EXERCISE DIRECTIONS. Select, from the data, each line where "chart" occurs.

** start of RECORDED INFORMATION **

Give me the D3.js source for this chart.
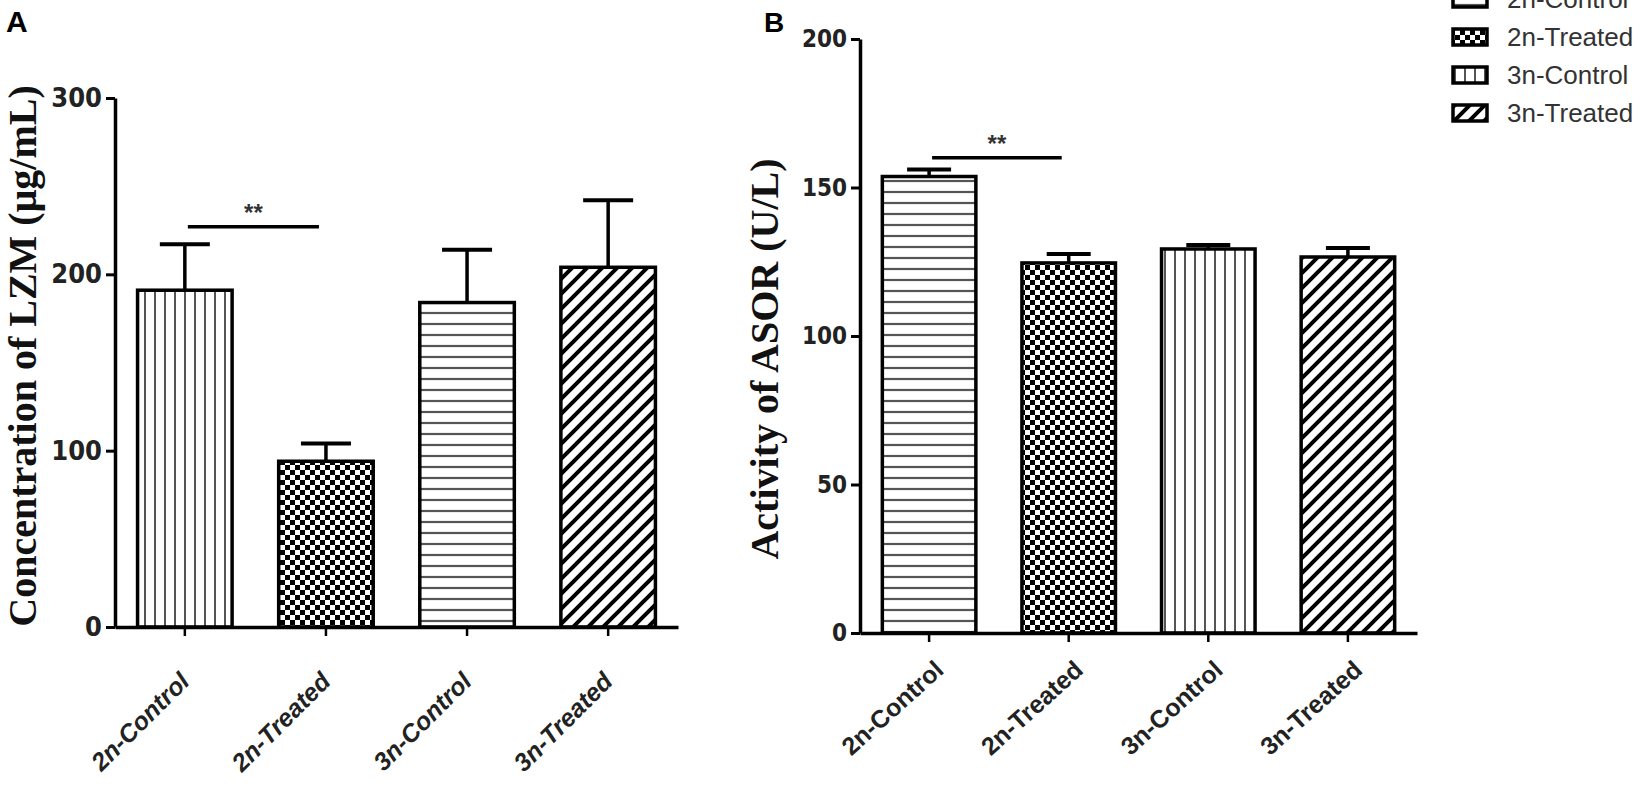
<!DOCTYPE html>
<html lang="en">
<head>
  <meta charset="UTF-8">
  <title>LZM and ASOR</title>
  <script src="https://d3js.org/d3.v7.min.js"></script>
  <style>
    body { margin: 0; padding: 0; background: #fff; }
    svg { display: block; }
    .tick-lbl { font-family: "Liberation Sans", Arial, sans-serif; font-weight: bold; fill: #222; }
    .ynum { font-family: "Liberation Sans Narrow", "DejaVu Sans Condensed", "Liberation Sans", Arial, sans-serif; font-weight: bold; fill: #222; }
    .ytitle { font-family: "Liberation Serif", "Times New Roman", serif; font-weight: bold; font-size: 40px; fill: #111; }
  </style>
</head>
<body>
<div id="chart"></div>
<script>
  // groups and values
  const groups = ["2n-Control", "2n-Treated", "3n-Control", "3n-Treated"];

  const lzmMean = [191, 94, 184, 204];
  const lzmErr = [26, 10, 30, 38];
  const lzmTicks = [0, 100, 200, 300];
  const lzmPatterns = ["vlines", "checker", "hlines", "diag"];

  const asorMean = [153.7, 124.6, 129.3, 126.6];
  const asorErr = [2.4, 3.0, 1.3, 3.0];
  const asorTicks = [0, 50, 100, 150, 200];
  const asorPatterns = ["hlines", "checker", "vlines", "diag"];

  const legendLabels = ["2n-Control", "2n-Treated", "3n-Control", "3n-Treated"];
  const legendPatterns = ["hlines", "checker", "vlines", "diag"];

  const svg = d3.select("#chart").append("svg")
    .attr("width", 1640)
    .attr("height", 786);

  // fill patterns
  const defs = svg.append("defs");

  const pv = defs.append("pattern").attr("id", "vlines")
    .attr("patternUnits", "userSpaceOnUse").attr("width", 10).attr("height", 10);
  pv.append("rect").attr("width", 10).attr("height", 10).attr("fill", "#fff");
  pv.append("line").attr("x1", 5).attr("x2", 5).attr("y1", 0).attr("y2", 10)
    .attr("stroke", "#555").attr("stroke-width", 2);

  const ph = defs.append("pattern").attr("id", "hlines")
    .attr("patternUnits", "userSpaceOnUse").attr("width", 10).attr("height", 11);
  ph.append("rect").attr("width", 10).attr("height", 11).attr("fill", "#fff");
  ph.append("line").attr("x1", 0).attr("x2", 10).attr("y1", 5).attr("y2", 5)
    .attr("stroke", "#555").attr("stroke-width", 2.2);

  const pc = defs.append("pattern").attr("id", "checker")
    .attr("patternUnits", "userSpaceOnUse").attr("width", 10).attr("height", 10);
  pc.append("rect").attr("width", 10).attr("height", 10).attr("fill", "#fff");
  pc.append("rect").attr("x", 0).attr("y", 0).attr("width", 5).attr("height", 5).attr("fill", "#000");
  pc.append("rect").attr("x", 5).attr("y", 5).attr("width", 5).attr("height", 5).attr("fill", "#000");

  const pd = defs.append("pattern").attr("id", "diag")
    .attr("patternUnits", "userSpaceOnUse").attr("width", 15).attr("height", 15);
  pd.append("rect").attr("width", 15).attr("height", 15).attr("fill", "#fff");
  pd.append("path").attr("d", "M0,15L15,0M-4,4L4,-4M11,19L19,11")
    .attr("stroke", "#000").attr("stroke-width", 4);

  function drawPanel(o) {
    const x = d3.scaleBand().domain(groups).range([o.left, o.right])
      .paddingInner(0.33).paddingOuter(0.16);
    const y = d3.scaleLinear().domain([0, o.max]).range([o.bottom, o.top]);
    const g = svg.append("g");

    // bars
    g.selectAll(".bar").data(o.mean).enter().append("rect")
      .attr("x", (d, i) => x(groups[i]))
      .attr("y", d => y(d))
      .attr("width", x.bandwidth())
      .attr("height", d => y(0) - y(d))
      .attr("fill", (d, i) => "url(#" + o.patterns[i] + ")")
      .attr("stroke", "#000")
      .attr("stroke-width", 3.5);

    // error bars (upper only)
    const cx = i => x(groups[i]) + x.bandwidth() / 2;
    g.selectAll(".eb").data(o.mean).enter().append("line")
      .attr("x1", (d, i) => cx(i)).attr("x2", (d, i) => cx(i))
      .attr("y1", d => y(d)).attr("y2", (d, i) => y(d + o.err[i]))
      .attr("stroke", "#000").attr("stroke-width", 3.5);
    g.selectAll(".cap").data(o.mean).enter().append("line")
      .attr("x1", (d, i) => cx(i) - o.cap).attr("x2", (d, i) => cx(i) + o.cap)
      .attr("y1", (d, i) => y(d + o.err[i])).attr("y2", (d, i) => y(d + o.err[i]))
      .attr("stroke", "#000").attr("stroke-width", 4);

    // significance line
    g.append("line")
      .attr("x1", cx(0) + 3).attr("x2", cx(1) - 7)
      .attr("y1", y(o.sig)).attr("y2", y(o.sig))
      .attr("stroke", "#000").attr("stroke-width", 3.5);
    g.append("text")
      .attr("x", (cx(0) + cx(1)) / 2 - 2)
      .attr("y", y(o.sig) - 6)
      .attr("text-anchor", "middle")
      .attr("font-family", "Liberation Sans, Arial, sans-serif")
      .attr("font-weight", "bold")
      .attr("font-size", 24)
      .attr("fill", "#333")
      .text("**");

    // y axis
    const ya = g.append("g").attr("transform", "translate(" + o.left + ",0)")
      .call(d3.axisLeft(y).tickValues(o.ticks).tickSize(9).tickSizeOuter(0).tickPadding(4));
    ya.select(".domain").attr("stroke", "#000").attr("stroke-width", 3.5);
    ya.selectAll(".tick line").attr("stroke", "#000").attr("stroke-width", 3);
    ya.selectAll(".tick text").attr("class", "ynum").attr("font-size", o.yFont);

    // x axis
    const xa = g.append("g").attr("transform", "translate(0," + o.bottom + ")")
      .call(d3.axisBottom(x).tickSize(9).tickSizeOuter(0));
    xa.select(".domain").attr("stroke", "#000").attr("stroke-width", 3.5);
    xa.selectAll(".tick line").attr("stroke", "#000").attr("stroke-width", 2.5);
    xa.selectAll(".tick text")
      .attr("class", "tick-lbl")
      .attr("font-size", o.xFont)
      .attr("font-style", o.italic ? "italic" : "normal")
      .attr("text-anchor", "end")
      .attr("dy", 0)
      .attr("y", 0)
      .attr("transform", "translate(" + o.xLblDx + "," + o.xLblDy + ") rotate(" + o.angle + ")");

    // y title
    svg.append("text").attr("class", "ytitle")
      .attr("text-anchor", "middle")
      .attr("transform", "translate(" + o.titleX + "," + o.titleY + ") rotate(-90)")
      .text(o.title);

    // panel letter
    svg.append("text")
      .attr("x", o.letterX).attr("y", 32)
      .attr("font-family", "Liberation Sans, Arial, sans-serif")
      .attr("font-weight", "bold")
      .attr("font-size", o.letterSize)
      .attr("fill", "#000")
      .text(o.letter);
  }

  drawPanel({
    left: 115, right: 678, top: 98, bottom: 627, max: 300,
    mean: lzmMean, err: lzmErr, ticks: lzmTicks, patterns: lzmPatterns,
    sig: 227, cap: 25, yFont: 27, xFont: 25, italic: true, angle: -45, xLblDx: 6, xLblDy: 56,
    title: "Concentration of LZM (μg/mL)", titleX: 36, titleY: 356,
    letter: "A", letterX: 6, letterSize: 30
  });

  drawPanel({
    left: 860, right: 1417, top: 39, bottom: 633, max: 200,
    mean: asorMean, err: asorErr, ticks: asorTicks, patterns: asorPatterns,
    sig: 160, cap: 22, yFont: 24, xFont: 25, italic: false, angle: -42, xLblDx: 16, xLblDy: 39,
    title: "Activity of ASOR (U/L)", titleX: 778, titleY: 359,
    letter: "B", letterX: 764, letterSize: 28
  });

  // legend
  const ly = d3.scalePoint().domain(legendLabels).range([-1, 113]);
  const leg = svg.append("g");
  leg.selectAll("rect").data(legendLabels).enter().append("rect")
    .attr("x", 1453).attr("y", d => ly(d) - 8)
    .attr("width", 34).attr("height", 16)
    .attr("fill", (d, i) => "url(#" + legendPatterns[i] + ")")
    .attr("stroke", "#000").attr("stroke-width", 3.5);
  leg.selectAll("text").data(legendLabels).enter().append("text")
    .attr("x", 1507).attr("y", d => ly(d) + 9)
    .attr("font-family", "Liberation Sans, Arial, sans-serif")
    .attr("font-size", 26)
    .attr("fill", "#333")
    .text(d => d);
</script>
</body>
</html>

** end of RECORDED INFORMATION **

WRITTEN RESPONSE.
Give me the D3.js source for this chart.
<div id="chart"></div>
  const svg = d3.select("#chart").append("svg")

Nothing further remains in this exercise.